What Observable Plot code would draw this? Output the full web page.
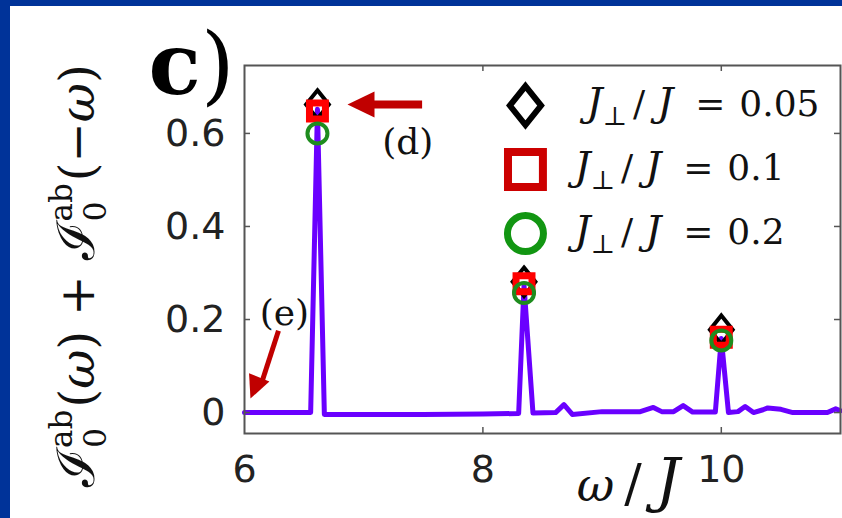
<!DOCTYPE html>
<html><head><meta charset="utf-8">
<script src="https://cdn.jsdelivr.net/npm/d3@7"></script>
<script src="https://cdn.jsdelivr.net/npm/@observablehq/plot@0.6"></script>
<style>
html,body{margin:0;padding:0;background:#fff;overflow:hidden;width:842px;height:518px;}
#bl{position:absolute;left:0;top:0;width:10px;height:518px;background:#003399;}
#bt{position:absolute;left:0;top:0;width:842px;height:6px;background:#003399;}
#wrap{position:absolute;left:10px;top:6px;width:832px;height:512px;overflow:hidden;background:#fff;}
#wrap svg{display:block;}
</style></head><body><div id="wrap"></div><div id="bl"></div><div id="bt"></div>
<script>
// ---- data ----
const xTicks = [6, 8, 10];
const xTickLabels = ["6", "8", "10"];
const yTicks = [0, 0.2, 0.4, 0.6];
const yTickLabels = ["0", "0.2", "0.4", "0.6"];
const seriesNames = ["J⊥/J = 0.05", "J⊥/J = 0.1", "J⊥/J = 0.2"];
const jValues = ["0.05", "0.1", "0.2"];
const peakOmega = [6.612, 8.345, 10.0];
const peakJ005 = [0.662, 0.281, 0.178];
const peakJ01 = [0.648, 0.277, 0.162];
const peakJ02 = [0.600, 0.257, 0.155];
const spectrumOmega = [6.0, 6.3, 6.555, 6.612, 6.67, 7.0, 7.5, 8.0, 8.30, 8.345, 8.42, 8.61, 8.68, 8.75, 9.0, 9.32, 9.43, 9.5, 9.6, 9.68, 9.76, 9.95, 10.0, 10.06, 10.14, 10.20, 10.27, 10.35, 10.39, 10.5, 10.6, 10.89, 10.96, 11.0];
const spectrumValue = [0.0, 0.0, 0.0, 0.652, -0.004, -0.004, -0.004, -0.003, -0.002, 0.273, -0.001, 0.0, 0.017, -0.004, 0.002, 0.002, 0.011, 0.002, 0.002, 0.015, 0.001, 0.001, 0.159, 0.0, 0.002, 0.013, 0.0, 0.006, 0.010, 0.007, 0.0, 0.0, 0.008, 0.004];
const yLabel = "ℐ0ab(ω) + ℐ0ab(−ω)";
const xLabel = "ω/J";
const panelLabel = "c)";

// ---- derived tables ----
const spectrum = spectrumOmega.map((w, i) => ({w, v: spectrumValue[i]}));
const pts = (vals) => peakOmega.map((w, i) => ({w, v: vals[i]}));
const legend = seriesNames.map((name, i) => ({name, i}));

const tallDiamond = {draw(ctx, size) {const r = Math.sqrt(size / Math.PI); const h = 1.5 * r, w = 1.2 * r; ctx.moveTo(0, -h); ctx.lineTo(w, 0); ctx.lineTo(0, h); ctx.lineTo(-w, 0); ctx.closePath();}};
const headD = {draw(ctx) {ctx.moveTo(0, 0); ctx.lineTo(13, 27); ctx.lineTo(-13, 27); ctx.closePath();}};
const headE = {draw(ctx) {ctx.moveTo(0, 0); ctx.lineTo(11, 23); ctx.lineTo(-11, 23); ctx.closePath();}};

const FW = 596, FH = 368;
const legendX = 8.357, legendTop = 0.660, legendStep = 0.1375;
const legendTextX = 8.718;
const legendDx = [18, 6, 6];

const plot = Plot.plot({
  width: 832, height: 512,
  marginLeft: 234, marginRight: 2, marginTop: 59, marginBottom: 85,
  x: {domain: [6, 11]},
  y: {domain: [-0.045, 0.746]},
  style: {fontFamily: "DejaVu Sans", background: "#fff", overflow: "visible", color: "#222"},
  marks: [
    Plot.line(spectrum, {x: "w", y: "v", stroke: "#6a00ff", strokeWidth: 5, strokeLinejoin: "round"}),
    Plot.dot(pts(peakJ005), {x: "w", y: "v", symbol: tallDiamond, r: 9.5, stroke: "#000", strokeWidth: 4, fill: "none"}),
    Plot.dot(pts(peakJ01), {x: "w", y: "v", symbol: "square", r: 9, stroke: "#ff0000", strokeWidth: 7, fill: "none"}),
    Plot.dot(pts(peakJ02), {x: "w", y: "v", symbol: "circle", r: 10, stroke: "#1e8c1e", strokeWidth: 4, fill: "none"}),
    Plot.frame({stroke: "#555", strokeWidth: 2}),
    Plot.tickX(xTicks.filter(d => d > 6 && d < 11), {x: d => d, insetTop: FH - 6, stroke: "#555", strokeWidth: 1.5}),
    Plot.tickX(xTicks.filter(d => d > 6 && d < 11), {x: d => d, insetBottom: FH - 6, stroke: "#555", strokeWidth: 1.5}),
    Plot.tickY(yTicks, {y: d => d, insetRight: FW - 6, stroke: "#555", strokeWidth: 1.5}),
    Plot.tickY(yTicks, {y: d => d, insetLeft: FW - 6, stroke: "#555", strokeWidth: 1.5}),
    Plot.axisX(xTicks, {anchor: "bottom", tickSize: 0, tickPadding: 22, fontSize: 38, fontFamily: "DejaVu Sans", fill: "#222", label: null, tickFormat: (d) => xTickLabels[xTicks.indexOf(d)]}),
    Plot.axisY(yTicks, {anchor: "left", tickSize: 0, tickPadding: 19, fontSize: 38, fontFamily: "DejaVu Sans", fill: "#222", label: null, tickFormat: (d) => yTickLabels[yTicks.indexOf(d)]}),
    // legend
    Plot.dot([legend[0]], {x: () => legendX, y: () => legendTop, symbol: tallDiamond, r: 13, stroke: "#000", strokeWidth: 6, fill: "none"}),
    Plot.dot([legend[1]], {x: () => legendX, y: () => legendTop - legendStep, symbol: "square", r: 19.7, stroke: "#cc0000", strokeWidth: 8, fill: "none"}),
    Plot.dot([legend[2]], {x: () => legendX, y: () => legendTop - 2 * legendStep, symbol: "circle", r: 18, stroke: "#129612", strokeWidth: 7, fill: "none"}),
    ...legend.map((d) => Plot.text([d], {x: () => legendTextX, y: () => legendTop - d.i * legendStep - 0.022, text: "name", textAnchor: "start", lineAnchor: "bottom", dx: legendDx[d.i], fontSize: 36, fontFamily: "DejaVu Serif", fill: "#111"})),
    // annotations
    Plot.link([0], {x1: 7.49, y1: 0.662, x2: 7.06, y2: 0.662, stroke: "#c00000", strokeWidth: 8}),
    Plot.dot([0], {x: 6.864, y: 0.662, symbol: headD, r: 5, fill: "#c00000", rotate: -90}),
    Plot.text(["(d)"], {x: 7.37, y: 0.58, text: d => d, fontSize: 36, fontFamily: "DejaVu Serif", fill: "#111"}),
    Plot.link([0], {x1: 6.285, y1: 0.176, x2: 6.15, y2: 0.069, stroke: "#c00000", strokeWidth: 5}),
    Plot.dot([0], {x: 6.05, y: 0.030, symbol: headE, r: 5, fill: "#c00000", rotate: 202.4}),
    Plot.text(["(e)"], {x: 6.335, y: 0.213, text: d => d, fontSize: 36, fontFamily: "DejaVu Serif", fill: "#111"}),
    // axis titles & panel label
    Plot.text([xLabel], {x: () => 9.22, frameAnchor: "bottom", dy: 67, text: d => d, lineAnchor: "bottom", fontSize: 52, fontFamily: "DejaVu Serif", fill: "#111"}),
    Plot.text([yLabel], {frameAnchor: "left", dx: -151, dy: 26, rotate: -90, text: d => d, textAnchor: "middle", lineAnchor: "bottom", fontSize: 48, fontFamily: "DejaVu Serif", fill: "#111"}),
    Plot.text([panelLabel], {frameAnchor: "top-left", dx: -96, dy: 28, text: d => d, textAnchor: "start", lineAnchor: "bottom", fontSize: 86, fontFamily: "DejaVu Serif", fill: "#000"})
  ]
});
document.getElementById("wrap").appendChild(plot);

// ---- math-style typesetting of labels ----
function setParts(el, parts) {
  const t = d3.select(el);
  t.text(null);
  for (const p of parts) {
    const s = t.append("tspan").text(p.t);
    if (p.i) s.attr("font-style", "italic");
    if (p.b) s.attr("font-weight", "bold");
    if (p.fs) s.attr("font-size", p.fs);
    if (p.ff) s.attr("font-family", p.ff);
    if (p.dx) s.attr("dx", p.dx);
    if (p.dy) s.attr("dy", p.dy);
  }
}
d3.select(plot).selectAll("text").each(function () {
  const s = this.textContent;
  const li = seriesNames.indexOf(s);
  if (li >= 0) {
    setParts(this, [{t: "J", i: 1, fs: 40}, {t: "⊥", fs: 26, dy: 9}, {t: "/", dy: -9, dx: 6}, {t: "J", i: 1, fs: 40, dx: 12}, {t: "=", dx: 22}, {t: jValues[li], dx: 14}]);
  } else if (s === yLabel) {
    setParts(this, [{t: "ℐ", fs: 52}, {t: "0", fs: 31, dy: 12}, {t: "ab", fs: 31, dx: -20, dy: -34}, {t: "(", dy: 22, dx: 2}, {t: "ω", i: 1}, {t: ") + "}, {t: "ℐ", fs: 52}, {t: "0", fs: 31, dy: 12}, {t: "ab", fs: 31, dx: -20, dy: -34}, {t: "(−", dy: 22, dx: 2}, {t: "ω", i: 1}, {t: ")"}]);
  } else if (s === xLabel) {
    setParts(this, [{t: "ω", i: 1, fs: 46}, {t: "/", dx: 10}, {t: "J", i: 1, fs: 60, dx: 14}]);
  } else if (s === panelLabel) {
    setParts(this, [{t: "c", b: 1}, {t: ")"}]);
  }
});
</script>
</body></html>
################
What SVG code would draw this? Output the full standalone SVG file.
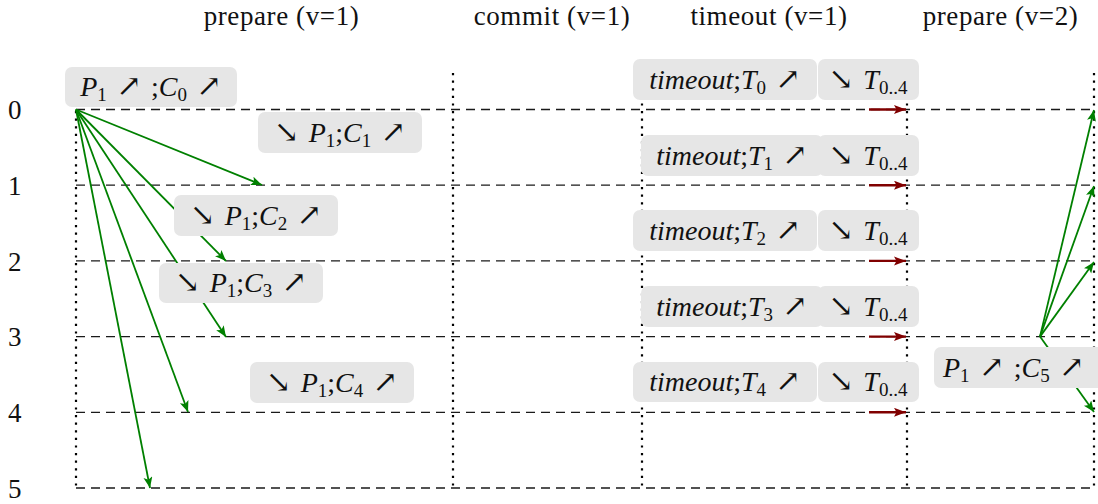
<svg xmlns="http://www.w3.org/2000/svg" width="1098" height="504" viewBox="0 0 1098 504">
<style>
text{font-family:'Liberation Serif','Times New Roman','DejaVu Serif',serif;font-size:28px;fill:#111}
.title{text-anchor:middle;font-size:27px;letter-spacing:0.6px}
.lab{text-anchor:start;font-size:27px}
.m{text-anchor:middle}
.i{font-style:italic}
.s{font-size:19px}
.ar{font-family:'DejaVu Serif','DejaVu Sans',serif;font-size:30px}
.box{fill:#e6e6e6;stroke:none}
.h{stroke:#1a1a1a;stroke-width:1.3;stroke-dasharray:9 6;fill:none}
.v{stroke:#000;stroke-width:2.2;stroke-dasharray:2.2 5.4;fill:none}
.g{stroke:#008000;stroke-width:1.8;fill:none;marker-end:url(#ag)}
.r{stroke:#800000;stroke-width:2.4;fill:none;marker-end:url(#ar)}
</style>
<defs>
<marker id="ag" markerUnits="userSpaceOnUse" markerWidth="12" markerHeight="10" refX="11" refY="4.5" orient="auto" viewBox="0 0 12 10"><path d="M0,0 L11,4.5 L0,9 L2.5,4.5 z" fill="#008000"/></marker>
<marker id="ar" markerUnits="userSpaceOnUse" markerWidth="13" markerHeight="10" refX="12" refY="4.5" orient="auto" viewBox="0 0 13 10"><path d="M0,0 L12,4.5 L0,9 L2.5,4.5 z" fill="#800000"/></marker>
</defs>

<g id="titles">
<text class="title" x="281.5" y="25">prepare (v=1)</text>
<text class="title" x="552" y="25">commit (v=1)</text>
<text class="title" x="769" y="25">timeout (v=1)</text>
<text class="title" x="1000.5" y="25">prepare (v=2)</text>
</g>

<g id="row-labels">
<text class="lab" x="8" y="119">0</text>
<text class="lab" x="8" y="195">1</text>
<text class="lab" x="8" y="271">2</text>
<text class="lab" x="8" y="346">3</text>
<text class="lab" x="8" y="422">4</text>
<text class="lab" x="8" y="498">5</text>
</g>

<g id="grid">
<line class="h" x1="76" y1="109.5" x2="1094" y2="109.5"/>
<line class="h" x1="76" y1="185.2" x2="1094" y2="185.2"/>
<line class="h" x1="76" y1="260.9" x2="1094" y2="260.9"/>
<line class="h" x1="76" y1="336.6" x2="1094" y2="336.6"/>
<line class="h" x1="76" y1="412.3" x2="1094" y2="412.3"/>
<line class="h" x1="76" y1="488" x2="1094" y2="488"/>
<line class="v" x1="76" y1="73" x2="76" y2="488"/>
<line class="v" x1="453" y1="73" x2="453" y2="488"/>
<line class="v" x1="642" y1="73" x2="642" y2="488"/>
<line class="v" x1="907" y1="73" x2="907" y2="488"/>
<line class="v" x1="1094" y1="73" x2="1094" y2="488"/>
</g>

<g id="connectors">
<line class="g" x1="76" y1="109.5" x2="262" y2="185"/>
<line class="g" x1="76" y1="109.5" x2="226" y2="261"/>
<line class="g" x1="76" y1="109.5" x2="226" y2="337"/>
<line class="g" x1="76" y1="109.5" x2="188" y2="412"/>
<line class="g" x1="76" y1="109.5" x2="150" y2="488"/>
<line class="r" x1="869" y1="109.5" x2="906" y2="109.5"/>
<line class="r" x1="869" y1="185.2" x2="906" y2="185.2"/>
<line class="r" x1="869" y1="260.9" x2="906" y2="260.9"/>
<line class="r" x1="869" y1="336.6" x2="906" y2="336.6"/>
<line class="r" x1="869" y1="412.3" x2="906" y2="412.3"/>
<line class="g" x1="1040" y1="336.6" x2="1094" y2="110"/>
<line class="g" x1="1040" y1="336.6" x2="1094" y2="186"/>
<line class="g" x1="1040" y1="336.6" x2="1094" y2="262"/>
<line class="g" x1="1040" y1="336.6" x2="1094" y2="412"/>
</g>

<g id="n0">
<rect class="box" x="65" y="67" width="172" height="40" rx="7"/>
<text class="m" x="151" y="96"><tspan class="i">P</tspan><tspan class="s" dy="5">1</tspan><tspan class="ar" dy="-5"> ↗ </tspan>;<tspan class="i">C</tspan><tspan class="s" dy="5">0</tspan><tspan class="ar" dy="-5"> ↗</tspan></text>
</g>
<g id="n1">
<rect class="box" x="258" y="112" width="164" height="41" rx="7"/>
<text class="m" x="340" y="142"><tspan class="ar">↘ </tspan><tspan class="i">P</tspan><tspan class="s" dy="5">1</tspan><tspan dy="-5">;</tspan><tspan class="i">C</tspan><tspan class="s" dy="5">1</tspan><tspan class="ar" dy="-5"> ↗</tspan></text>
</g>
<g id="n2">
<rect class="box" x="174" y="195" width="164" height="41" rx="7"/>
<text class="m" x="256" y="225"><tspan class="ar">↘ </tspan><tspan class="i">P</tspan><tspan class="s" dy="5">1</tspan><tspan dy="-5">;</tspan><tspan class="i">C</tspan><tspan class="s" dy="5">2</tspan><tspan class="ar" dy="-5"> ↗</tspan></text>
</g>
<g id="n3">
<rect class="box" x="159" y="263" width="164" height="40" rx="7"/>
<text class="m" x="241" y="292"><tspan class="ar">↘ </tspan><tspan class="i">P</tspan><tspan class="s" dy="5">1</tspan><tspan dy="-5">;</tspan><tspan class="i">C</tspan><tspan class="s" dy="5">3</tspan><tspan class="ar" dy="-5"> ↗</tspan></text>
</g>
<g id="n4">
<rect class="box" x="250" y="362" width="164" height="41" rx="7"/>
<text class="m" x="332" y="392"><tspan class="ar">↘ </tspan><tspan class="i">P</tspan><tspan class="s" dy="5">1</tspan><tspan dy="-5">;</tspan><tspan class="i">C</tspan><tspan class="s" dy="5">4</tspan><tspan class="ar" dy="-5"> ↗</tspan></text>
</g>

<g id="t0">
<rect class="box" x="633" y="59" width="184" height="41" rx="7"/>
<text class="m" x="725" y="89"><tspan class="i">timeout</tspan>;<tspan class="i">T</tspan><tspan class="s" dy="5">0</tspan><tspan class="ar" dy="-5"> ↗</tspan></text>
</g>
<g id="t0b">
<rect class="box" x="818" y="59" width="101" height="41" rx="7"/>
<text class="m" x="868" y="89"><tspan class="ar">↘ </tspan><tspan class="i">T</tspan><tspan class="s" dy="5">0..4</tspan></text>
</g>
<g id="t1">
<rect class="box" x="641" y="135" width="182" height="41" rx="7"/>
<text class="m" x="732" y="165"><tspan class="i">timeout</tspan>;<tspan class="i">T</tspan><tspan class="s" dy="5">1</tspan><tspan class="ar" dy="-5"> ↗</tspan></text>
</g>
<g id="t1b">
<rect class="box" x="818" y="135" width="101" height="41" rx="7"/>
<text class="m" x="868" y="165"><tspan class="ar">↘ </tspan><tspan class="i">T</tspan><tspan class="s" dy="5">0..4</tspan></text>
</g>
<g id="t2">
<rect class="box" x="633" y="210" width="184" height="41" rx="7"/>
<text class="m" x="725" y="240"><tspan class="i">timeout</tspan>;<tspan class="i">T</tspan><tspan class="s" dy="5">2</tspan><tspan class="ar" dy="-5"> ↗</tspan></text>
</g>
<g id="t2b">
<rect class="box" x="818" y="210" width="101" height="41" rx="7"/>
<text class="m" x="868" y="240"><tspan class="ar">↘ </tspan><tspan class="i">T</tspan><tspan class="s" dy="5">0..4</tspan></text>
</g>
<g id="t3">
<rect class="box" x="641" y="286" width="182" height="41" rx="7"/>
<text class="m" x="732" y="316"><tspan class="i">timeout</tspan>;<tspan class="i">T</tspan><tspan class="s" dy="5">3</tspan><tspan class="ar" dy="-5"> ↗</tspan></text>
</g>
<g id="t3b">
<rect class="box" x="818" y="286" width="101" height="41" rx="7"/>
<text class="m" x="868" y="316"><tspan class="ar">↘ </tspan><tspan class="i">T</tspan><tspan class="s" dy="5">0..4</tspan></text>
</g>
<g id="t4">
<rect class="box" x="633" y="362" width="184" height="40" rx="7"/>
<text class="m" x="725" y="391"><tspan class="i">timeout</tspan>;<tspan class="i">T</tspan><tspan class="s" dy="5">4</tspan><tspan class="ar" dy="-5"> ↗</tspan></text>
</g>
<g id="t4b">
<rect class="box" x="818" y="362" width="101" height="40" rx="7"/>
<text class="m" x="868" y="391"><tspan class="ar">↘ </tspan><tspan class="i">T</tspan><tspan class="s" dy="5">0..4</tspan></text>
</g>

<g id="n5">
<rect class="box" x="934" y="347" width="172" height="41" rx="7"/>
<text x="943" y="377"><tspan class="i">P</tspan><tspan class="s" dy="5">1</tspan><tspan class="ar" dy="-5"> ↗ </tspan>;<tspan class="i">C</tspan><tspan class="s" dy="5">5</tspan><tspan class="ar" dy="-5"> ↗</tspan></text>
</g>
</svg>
################
• THE REQUEST
Repeat exactly the part that opens with the line containing "What Observable Plot" and closes with the line containing "const legend = seriesNames.map((name, i)". Include both end lines, and drop the pictures.

• COMPLETE ANSWER
What Observable Plot code would draw this? Output the full web page.
<!DOCTYPE html>
<html><head><meta charset="utf-8">
<script src="https://cdn.jsdelivr.net/npm/d3@7"></script>
<script src="https://cdn.jsdelivr.net/npm/@observablehq/plot@0.6"></script>
<style>
html,body{margin:0;padding:0;background:#fff;overflow:hidden;width:842px;height:518px;}
#bl{position:absolute;left:0;top:0;width:10px;height:518px;background:#003399;}
#bt{position:absolute;left:0;top:0;width:842px;height:6px;background:#003399;}
#wrap{position:absolute;left:10px;top:6px;width:832px;height:512px;overflow:hidden;background:#fff;}
#wrap svg{display:block;}
</style></head><body><div id="wrap"></div><div id="bl"></div><div id="bt"></div>
<script>
// ---- data ----
const xTicks = [6, 8, 10];
const xTickLabels = ["6", "8", "10"];
const yTicks = [0, 0.2, 0.4, 0.6];
const yTickLabels = ["0", "0.2", "0.4", "0.6"];
const seriesNames = ["J⊥/J = 0.05", "J⊥/J = 0.1", "J⊥/J = 0.2"];
const jValues = ["0.05", "0.1", "0.2"];
const peakOmega = [6.612, 8.345, 10.0];
const peakJ005 = [0.662, 0.281, 0.178];
const peakJ01 = [0.648, 0.277, 0.162];
const peakJ02 = [0.600, 0.257, 0.155];
const spectrumOmega = [6.0, 6.3, 6.555, 6.612, 6.67, 7.0, 7.5, 8.0, 8.30, 8.345, 8.42, 8.61, 8.68, 8.75, 9.0, 9.32, 9.43, 9.5, 9.6, 9.68, 9.76, 9.95, 10.0, 10.06, 10.14, 10.20, 10.27, 10.35, 10.39, 10.5, 10.6, 10.89, 10.96, 11.0];
const spectrumValue = [0.0, 0.0, 0.0, 0.652, -0.004, -0.004, -0.004, -0.003, -0.002, 0.273, -0.001, 0.0, 0.017, -0.004, 0.002, 0.002, 0.011, 0.002, 0.002, 0.015, 0.001, 0.001, 0.159, 0.0, 0.002, 0.013, 0.0, 0.006, 0.010, 0.007, 0.0, 0.0, 0.008, 0.004];
const yLabel = "ℐ0ab(ω) + ℐ0ab(−ω)";
const xLabel = "ω/J";
const panelLabel = "c)";

// ---- derived tables ----
const spectrum = spectrumOmega.map((w, i) => ({w, v: spectrumValue[i]}));
const pts = (vals) => peakOmega.map((w, i) => ({w, v: vals[i]}));
const legend = seriesNames.map((name, i) => ({name, i}));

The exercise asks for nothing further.